Open source technologies were leveraged heavily to reduce vendor lock-in, enable modularity, and accelerate delivery. Airbyte was implemented to handle extraction from over 50 source systems, enabling hundreds of data pipelines to be configured declaratively with minimal overhead. Debezium handled change data capture, allowing for near real-time replication of transactional databases into the platform without intrusive batch loads that previously disrupted business operations.

Advanced Orchestration:
Orchestration and Transformation
Apache Airflow served as the orchestration layer, providing a clear and auditable pipeline execution framework that enabled a distributed team of engineers and analysts to collaborate effectively. The platform processed over 2TB of data daily with 99.9% uptime.
dbt was adopted as the semantic and transformation engine, enabling both analysts and engineers to define business logic in a controlled, testable, and version-controlled manner.
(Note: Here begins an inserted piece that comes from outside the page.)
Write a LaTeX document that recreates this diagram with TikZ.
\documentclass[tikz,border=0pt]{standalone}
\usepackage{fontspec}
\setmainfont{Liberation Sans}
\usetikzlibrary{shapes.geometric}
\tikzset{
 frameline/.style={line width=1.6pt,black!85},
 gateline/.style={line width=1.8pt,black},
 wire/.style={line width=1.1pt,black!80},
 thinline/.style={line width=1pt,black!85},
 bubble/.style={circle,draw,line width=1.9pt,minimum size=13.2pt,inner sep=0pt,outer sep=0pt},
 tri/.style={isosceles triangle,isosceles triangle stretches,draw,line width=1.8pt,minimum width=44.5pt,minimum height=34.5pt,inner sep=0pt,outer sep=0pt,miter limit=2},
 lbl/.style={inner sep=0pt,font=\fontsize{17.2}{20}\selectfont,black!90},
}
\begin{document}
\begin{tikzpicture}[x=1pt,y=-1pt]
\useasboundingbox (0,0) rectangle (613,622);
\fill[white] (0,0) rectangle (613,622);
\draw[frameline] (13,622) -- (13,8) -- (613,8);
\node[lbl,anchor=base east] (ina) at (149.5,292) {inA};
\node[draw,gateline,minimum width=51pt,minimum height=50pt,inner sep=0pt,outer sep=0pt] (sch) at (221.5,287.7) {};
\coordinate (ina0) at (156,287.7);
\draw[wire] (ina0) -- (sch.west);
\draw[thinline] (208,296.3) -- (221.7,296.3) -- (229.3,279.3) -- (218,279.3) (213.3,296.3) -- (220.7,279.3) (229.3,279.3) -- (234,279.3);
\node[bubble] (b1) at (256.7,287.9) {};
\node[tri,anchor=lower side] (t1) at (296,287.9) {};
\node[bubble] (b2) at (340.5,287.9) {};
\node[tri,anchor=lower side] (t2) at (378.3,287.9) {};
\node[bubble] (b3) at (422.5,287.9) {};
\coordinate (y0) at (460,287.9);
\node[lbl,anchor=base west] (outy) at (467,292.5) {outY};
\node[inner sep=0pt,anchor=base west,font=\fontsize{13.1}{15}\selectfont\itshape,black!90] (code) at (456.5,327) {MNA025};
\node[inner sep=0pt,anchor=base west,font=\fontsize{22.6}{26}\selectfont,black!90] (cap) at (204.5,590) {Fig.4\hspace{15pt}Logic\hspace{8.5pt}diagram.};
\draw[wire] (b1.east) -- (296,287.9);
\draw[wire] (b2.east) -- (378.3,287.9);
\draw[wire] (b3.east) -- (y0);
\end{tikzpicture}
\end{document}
This democratised data transformation capabilities while maintaining enterprise-grade governance.
Key Achievements:
- ●600+ dbt models were created to transform raw data into business-ready insights
- ●Automated testing ensured data quality with 200+ data quality checks running daily
- ●Version control enabled rollback capabilities and change tracking for all transformations
- ●Documentation was automatically generated, creating a self-service data catalogue
Enterprise Security and Governance
Data governance, observability, and access control were architected from day one. The platform integrated seamlessly with enterprise identity providers using OAuth 2.0 and SAML, supported comprehensive lineage tracking through Apache Atlas, and maintained strict role-based access control across all cloud environments. Data masking and encryption ensured sensitive customer and financial data remained protected while enabling analytics use cases.

Implementation:
Implementation and Results
Despite the complexity of supporting three major cloud vendors (AWS, Azure, GCP) across eight different regions, the use of infrastructure-as-code (Terraform) and containerisation (Kubernetes) allowed for consistent deployments, automated testing, and minimal operational drift. The implementation followed a phased approach over 12 months:
Phase 1: Foundation
- ●Deployed core infrastructure
- ●Migrated critical data sources
- ●Established CI/CD pipelines and monitoring
Phase 2: Scale and Integration
- ●Onboarded remaining data sources
- ●Implemented real-time streaming for trading data
- ●Built regulatory reporting dashboards
Phase 3: Optimisation and Advanced Analytics
- ●Deployed machine learning pipelines
- ●Implemented customer 360 analytics
- ●Enabled self-service analytics for 200+ business users
Transformational Business Impact
Within twelve months, the platform was fully operational and supporting critical workloads across finance, risk management, customer analytics, and regulatory reporting. The business transformation was significant:
- ●Reporting Time Reduction: From 3-4 weeks to under 2 hours for monthly financial reports
- ●Data Quality Improvement: 99.5% data accuracy achieved through automated validation
- ●Cost Savings: £2.8M annual savings through legacy system retirement
- ●Regulatory Compliance: 100% on-time regulatory submissions across all jurisdictions
- ●Business Agility: New analytics use cases deployed in days rather than months

Strategic Value:
Strategic Value and Future-Proofing
The platform enabled the retirement of several legacy reporting systems, dramatically accelerated time-to-insight from days to minutes, and supported the deployment of advanced AI/ML use cases.
The flexible architecture design allowed the company to respond to new regulatory requirements in different jurisdictions without significant rework, demonstrating the resilience and adaptability of the solution.
Looking Forward
This platform has since become a strategic differentiator for the organisation — not just a technical upgrade, but a foundation for digital innovation and analytical excellence across the entire group. The company now processes over 10TB of data daily, serves 500+ concurrent users, and has expanded the platform to support three additional business units.
The success of this implementation positioned the organisation as a technology leader in their sector and enabled them to accelerate their digital transformation roadmap by 18 months. Most importantly, it transformed their ability to make data-driven decisions at the speed of business, providing a sustainable competitive advantage in an increasingly data-centric financial services landscape.